- Supplied material -

════════════════════

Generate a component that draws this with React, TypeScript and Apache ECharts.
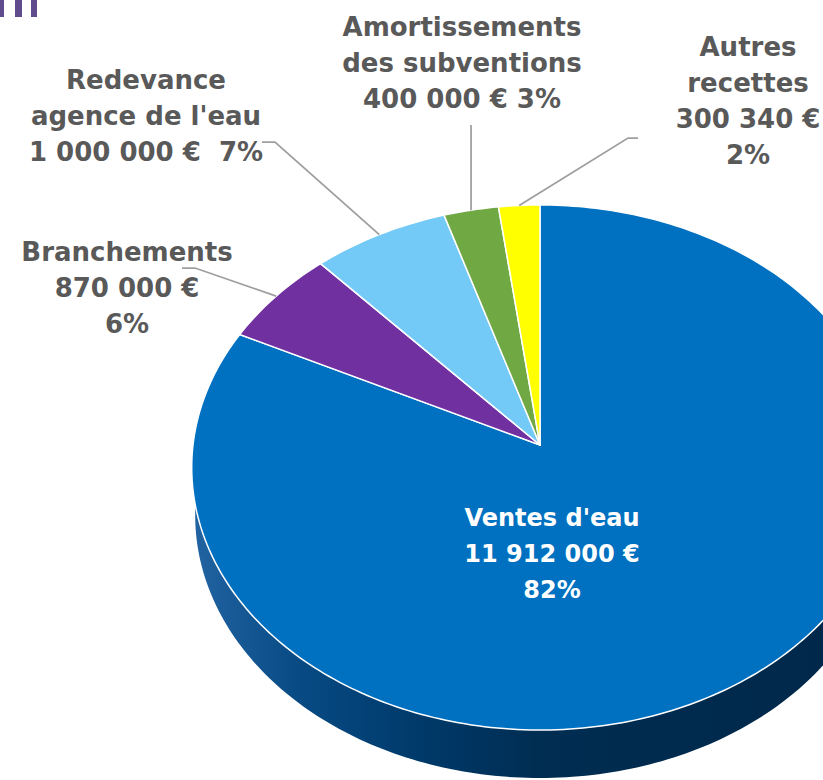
import React, { useEffect, useRef } from 'react';
import * as echarts from 'echarts';

// ---- data ----
const categories = ["Ventes d'eau", 'Branchements', "Redevance agence de l'eau", 'Amortissements des subventions', 'Autres recettes'];
const values = [11912000, 870000, 1000000, 400000, 300340];
const labelNameLines = [["Ventes d'eau"], ['Branchements'], ['Redevance', "agence de l'eau"], ['Amortissements', 'des subventions'], ['Autres', 'recettes']];
const valuePctSeparators = ['\n', '\n', '  ', ' ', '\n'];

// ---- style / layout ----
const sliceColors = ['#0070C0', '#7030A0', '#74CAF6', '#70A844', '#FFFF00'];
const CX = 540, CY = 445, RX = 347, RY = 260.6, K = 0.0857;
const DEPTH = 48, BOTTOM_SCALE = 0.99;
const labelLayout = [
  { x: 552, y: 500, color: '#ffffff', size: 24, leader: null },
  { x: 127, y: 234, color: '#595959', size: 26, leader: [[182, 268], [195, 268]] },
  { x: 146, y: 62, color: '#595959', size: 26, leader: [[262, 142], [275, 142]] },
  { x: 462, y: 9, color: '#595959', size: 26, leader: 'vertical' },
  { x: 748, y: 29, color: '#595959', size: 26, leader: [[638, 138], [628, 138]] },
];

const total = values.reduce((a, b) => a + b, 0);
const starts: number[] = [];
{
  let acc = 0;
  values.forEach((v) => { starts.push(acc); acc += v / total; });
}
const ends = values.map((v, i) => starts[i] + v / total);

function fmtMoney(v: number) {
  return String(v).replace(/\B(?=(\d{3})+(?!\d))/g, ' ') + ' €';
}

// theta measured clockwise from 12 o'clock
function proj(theta: number): [number, number] {
  const u = Math.sin(theta);
  const v = -Math.cos(theta);
  const d = 1 - K * v;
  return [CX + (RX * u) / d, CY + (RY * v) / d];
}

export default function App() {
  const ref = useRef<HTMLDivElement>(null);
  useEffect(() => {
    if (!ref.current) return;
    const chart = echarts.init(ref.current, undefined, { renderer: 'svg' });
    const TAU = Math.PI * 2;

    const graphics: any[] = [];
    // decorative bars top-left
    [[0, 4], [15, 7], [31, 6]].forEach(([x, w]) => {
      graphics.push({ type: 'rect', shape: { x, y: 0, width: w, height: 17 }, style: { fill: '#604C8D' }, z: 10 });
    });

    values.forEach((v, i) => {
      const pct = Math.round((v / total) * 100) + '%';
      const text = [...labelNameLines[i], fmtMoney(v) + valuePctSeparators[i] + pct].join('\n');
      const L = labelLayout[i];
      graphics.push({
        type: 'text',
        x: L.x,
        y: L.y,
        z: 20,
        style: {
          text,
          fill: L.color,
          font: `bold ${L.size}px "DejaVu Sans", sans-serif`,
          lineHeight: 36,
          align: 'center',
          verticalAlign: 'top',
        },
      });
      if (L.leader) {
        const mid = ((starts[i] + ends[i]) / 2) * TAU;
        const anchor = proj(mid);
        let pts: number[][];
        if (L.leader === 'vertical') pts = [[anchor[0], 125], anchor];
        else pts = [...(L.leader as number[][]), anchor];
        graphics.push({
          type: 'polyline',
          z: 15,
          shape: { points: pts },
          style: { stroke: '#9E9E9E', lineWidth: 1.75, fill: null },
        });
      }
    });

    chart.setOption({
      animation: false,
      backgroundColor: '#ffffff',
      graphic: graphics,
      series: [
        {
          type: 'custom',
          name: 'side',
          coordinateSystem: 'none',
          z: 1,
          silent: true,
          data: [[0, 1]],
          renderItem: () => {
            const top: number[][] = [];
            const bottom: number[][] = [];
            const n = 180;
            for (let i = 0; i <= n; i++) {
              const t = Math.PI / 2 + (Math.PI * i) / n;
              const p = proj(t);
              top.push(p);
              bottom.push([CX + (p[0] - CX) * BOTTOM_SCALE, p[1] + DEPTH]);
            }
            const pts = [...top, ...bottom.reverse()];
            return {
              type: 'polygon',
              shape: { points: pts },
              style: {
                fill: {
                  type: 'linear', x: 192, y: 0, x2: 823, y2: 0, global: true,
                  colorStops: [
                    { offset: 0, color: '#2264A2' },
                    { offset: 0.17, color: '#074A84' },
                    { offset: 0.36, color: '#003A6A' },
                    { offset: 0.55, color: '#002D52' },
                    { offset: 1, color: '#00284A' },
                  ],
                },
              },
            };
          },
        },
        {
          type: 'custom',
          name: 'Recettes',
          coordinateSystem: 'none',
          z: 2,
          data: categories.map((c, i) => ({ name: c, value: [starts[i], ends[i], values[i]] })),
          renderItem: (params: any, api: any) => {
            const s = api.value(0) * TAU;
            const e = api.value(1) * TAU;
            const n = Math.max(4, Math.ceil((e - s) / (Math.PI / 180)));
            const pts: number[][] = [[CX, CY]];
            for (let i = 0; i <= n; i++) pts.push(proj(s + ((e - s) * i) / n));
            return {
              type: 'polygon',
              shape: { points: pts },
              style: { fill: sliceColors[params.dataIndex], stroke: '#ffffff', lineWidth: 1.5, lineJoin: 'round' },
            };
          },
        },
      ],
    });
    return () => chart.dispose();
  }, []);
  return <div ref={ref} style={{ position: 'fixed', left: 0, top: 0, width: 823, height: 780 }} />;
}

════════════════════

- Task to complete -
Without the pictures, return the listing above from its first line through the line that has "const valuePctSeparators = ['\n', '\n', '".

- Full output -
Generate a component that draws this with React, TypeScript and Apache ECharts.
import React, { useEffect, useRef } from 'react';
import * as echarts from 'echarts';

// ---- data ----
const categories = ["Ventes d'eau", 'Branchements', "Redevance agence de l'eau", 'Amortissements des subventions', 'Autres recettes'];
const values = [11912000, 870000, 1000000, 400000, 300340];
const labelNameLines = [["Ventes d'eau"], ['Branchements'], ['Redevance', "agence de l'eau"], ['Amortissements', 'des subventions'], ['Autres', 'recettes']];
const valuePctSeparators = ['\n', '\n', '  ', ' ', '\n'];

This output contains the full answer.